**DATA SEGMENT:**
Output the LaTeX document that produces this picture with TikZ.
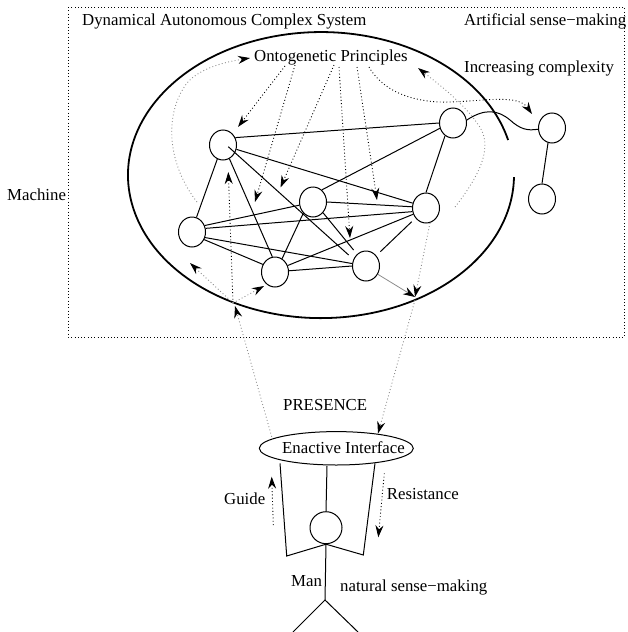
\documentclass[tikz,border=0pt]{standalone}
\usepackage{fontspec}
\setmainfont{Liberation Serif}
\usetikzlibrary{arrows.meta,shapes.geometric}
\begin{document}
\begin{tikzpicture}[x=1pt,y=-1pt,
  every node/.style={font=\fontsize{16.8}{20}\selectfont, inner sep=0pt},
  txt/.style={anchor=base west},
  nd/.style={draw, ellipse, minimum width=27pt, minimum height=30pt, line width=1pt},
  lnk/.style={line width=1pt},
  dotl/.style={line width=0.9pt, dash pattern=on 0.9pt off 2.4pt},
  gdotl/.style={dotl, draw=black!45},
  arr/.style={-{Stealth[length=12pt,width=8pt,inset=4pt,color=black]}},
]
\useasboundingbox (0,0) rectangle (627,632);

% frame
\draw[dotl] (68,7) rectangle (624.5,337);

% texts
\node[txt] (t1) at (82,25) {Dynamical Autonomous Complex System};
\node[txt] (t2) at (464,25) {Artificial sense−making};
\node[txt] (t3) at (464,72) {Increasing complexity};
\node[txt] (O) at (254,61) {Ontogenetic Principles};
\node[txt] (t4) at (7,200) {Machine};
\node[txt] (t5) at (283,410.7) {PRESENCE};
\node[txt] (t6) at (282,453.3) {Enactive Interface};
\node[txt] (t7) at (224,504) {Guide};
\node[txt] (t8) at (386.7,499) {Resistance};
\node[txt] (t9) at (291,586.7) {Man};
\node[txt] (t10) at (340,591) {natural sense−making};

% big system ellipse (open on the right)
\draw[line width=1.8pt] (508.1,140) arc[start angle=14.2, end angle=359.2, x radius=193pt, y radius=143pt];

% network nodes
\node[nd] (A) at (223,145) {};
\node[nd] (B) at (453,123) {};
\node[nd] (C) at (313,202) {};
\node[nd] (D) at (426,208) {};
\node[nd] (E) at (192,232) {};
\node[nd] (F) at (275,272) {};
\node[nd] (G) at (366,266) {};
\node[nd] (H) at (552,128) {};
\node[nd] (I) at (542,199) {};

% edges
\draw[lnk] (A.31) -- (B.180);
\draw[lnk] (A.-18) -- (D.160);
\draw[lnk] ([shift={(5.3,1.7)}]A.center) -- ([shift={(-17.4,-11)}]G.center);
\draw[lnk] (A.-65) -- (F.100);
\draw[lnk] (A.-112) -- (E.73);
\draw[lnk] (B.202) -- (C.54);
\draw[lnk] (B.238) -- (D.90);
\draw[lnk] (B.12) .. controls (485,108) and (498,110) .. (510,120) .. controls (520,129) and (527,131) .. (H.185);
\draw[lnk] (H.-105) -- (I.90);
\draw[lnk] (C.0) -- (D.175);
\draw[lnk] (C.193) -- (E.27);
\draw[lnk] (C.229) -- (F.62);
\draw[lnk] (C.313) -- ([shift={(-12.4,-16)}]G.center);
\draw[lnk] (D.195) -- (E.15);
\draw[lnk] (D.206) -- (F.27);
\draw[lnk] ([shift={(-14.3,13.7)}]D.center) -- ([shift={(14.3,-14.3)}]G.center);
\draw[lnk] (E.-32) -- (F.148);
\draw[lnk] (E.-23) -- (G.170);
\draw[lnk] (F.5) -- (G.180);

% ontogenetic principle arrows
\coordinate (o1) at (285,66);  \coordinate (tA) at (238,127);
\coordinate (o2) at (295,65);  \coordinate (tB) at (255,202);
\coordinate (o3) at (334,65);  \coordinate (tC) at (280.5,187.5);
\coordinate (o4) at (339,67);  \coordinate (tD) at (350,238);
\coordinate (o5) at (357,67);  \coordinate (tE) at (377,200);
\coordinate (o6) at (369,67);  \coordinate (tH) at (532,114);
\draw[dotl,arr] (o1) -- (tA);
\draw[dotl,arr] (o2) -- (tB);
\draw[dotl,arr] (o3) -- (tC);
\draw[dotl,arr] (o4) -- (tD);
\draw[dotl,arr] (o5) -- (tE);
\draw[dotl,arr] (o6) .. controls (385,95) and (420,103) .. (450,102) .. controls (485,101) and (518,94) .. (tH);

% grey feedback curves
\coordinate (lq) at (197,202); \coordinate (lt) at (250,58);
\draw[gdotl,arr] (lq) .. controls (168,165) and (163,115) .. (187,83) .. controls (200,68) and (225,62) .. (lt);
\coordinate (rq) at (455,207); \coordinate (rt) at (418,68);
\draw[gdotl,arr] (rq) .. controls (480,175) and (495,145) .. (477,123) .. controls (465,105) and (440,85) .. (rt);

% enactive interface
\node[draw, ellipse, minimum width=154pt, minimum height=33.4pt, line width=1pt] (EI) at (336.3,448.3) {};

% flows between interface and system
\coordinate (ei1) at (271.7,436.7);
\coordinate (J) at (235,306);
\coordinate (J0) at (233,303);
\coordinate (tA2) at (228.3,172);
\coordinate (tE2) at (190,263);
\coordinate (tF2) at (264,286);
\draw[gdotl,arr] (ei1) -- (J);
\draw[dotl,arr] (J0) -- (tA2);
\draw[gdotl,arr] (J0) -- (tE2);
\draw[gdotl,arr] (J0) -- (tF2);

\coordinate (K) at (415,297);
\coordinate (K0) at (415,300);
\coordinate (eit) at (378,433.5);
\draw[gdotl,arr] (D.-75) -- (K);
\draw[line width=0.8pt, draw=black!45, arr] (G.-35) -- (K);
\draw[gdotl,arr] (K0) -- (eit);

% guide / resistance
\coordinate (g0) at (273.3,525); \coordinate (g1) at (271.7,476.7);
\coordinate (r0) at (384.3,473.3); \coordinate (r1) at (378.3,537.3);
\draw[dotl,arr] (g0) -- (g1);
\draw[dotl,arr] (r0) -- (r1);

% man
\node[draw, circle, minimum size=32pt, line width=1pt] (head) at (326,527.7) {};
\coordinate (eil) at (280,463.3);
\coordinate (eir) at (375,463.3);
\coordinate (eic) at (327,466);
\coordinate (la) at (286.7,556);
\coordinate (ra) at (363.3,555);
\coordinate (hip) at (325,600);
\coordinate (lf) at (293,632);
\coordinate (rf) at (358,632);
\draw[line width=1pt] (eil) -- (la) -- (head.south) -- (ra) -- (eir);
\draw[line width=1pt] (eic) -- (head.north);
\draw[line width=1pt] (head.south) -- (hip);
\draw[line width=1pt] (lf) -- (hip) -- (rf);
\end{tikzpicture}
\end{document}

**GOAL OF THE EXERCISE:** Begin at the first line of the material and copy each line exactly through the one containing "radius=193pt, y radius=143pt];". Omit pictures.

**RESULT FOR THIS EXERCISE:**
Output the LaTeX document that produces this picture with TikZ.
\documentclass[tikz,border=0pt]{standalone}
\usepackage{fontspec}
\setmainfont{Liberation Serif}
\usetikzlibrary{arrows.meta,shapes.geometric}
\begin{document}
\begin{tikzpicture}[x=1pt,y=-1pt,
  every node/.style={font=\fontsize{16.8}{20}\selectfont, inner sep=0pt},
  txt/.style={anchor=base west},
  nd/.style={draw, ellipse, minimum width=27pt, minimum height=30pt, line width=1pt},
  lnk/.style={line width=1pt},
  dotl/.style={line width=0.9pt, dash pattern=on 0.9pt off 2.4pt},
  gdotl/.style={dotl, draw=black!45},
  arr/.style={-{Stealth[length=12pt,width=8pt,inset=4pt,color=black]}},
]
\useasboundingbox (0,0) rectangle (627,632);

% frame
\draw[dotl] (68,7) rectangle (624.5,337);

% texts
\node[txt] (t1) at (82,25) {Dynamical Autonomous Complex System};
\node[txt] (t2) at (464,25) {Artificial sense−making};
\node[txt] (t3) at (464,72) {Increasing complexity};
\node[txt] (O) at (254,61) {Ontogenetic Principles};
\node[txt] (t4) at (7,200) {Machine};
\node[txt] (t5) at (283,410.7) {PRESENCE};
\node[txt] (t6) at (282,453.3) {Enactive Interface};
\node[txt] (t7) at (224,504) {Guide};
\node[txt] (t8) at (386.7,499) {Resistance};
\node[txt] (t9) at (291,586.7) {Man};
\node[txt] (t10) at (340,591) {natural sense−making};

% big system ellipse (open on the right)
\draw[line width=1.8pt] (508.1,140) arc[start angle=14.2, end angle=359.2, x radius=193pt, y radius=143pt];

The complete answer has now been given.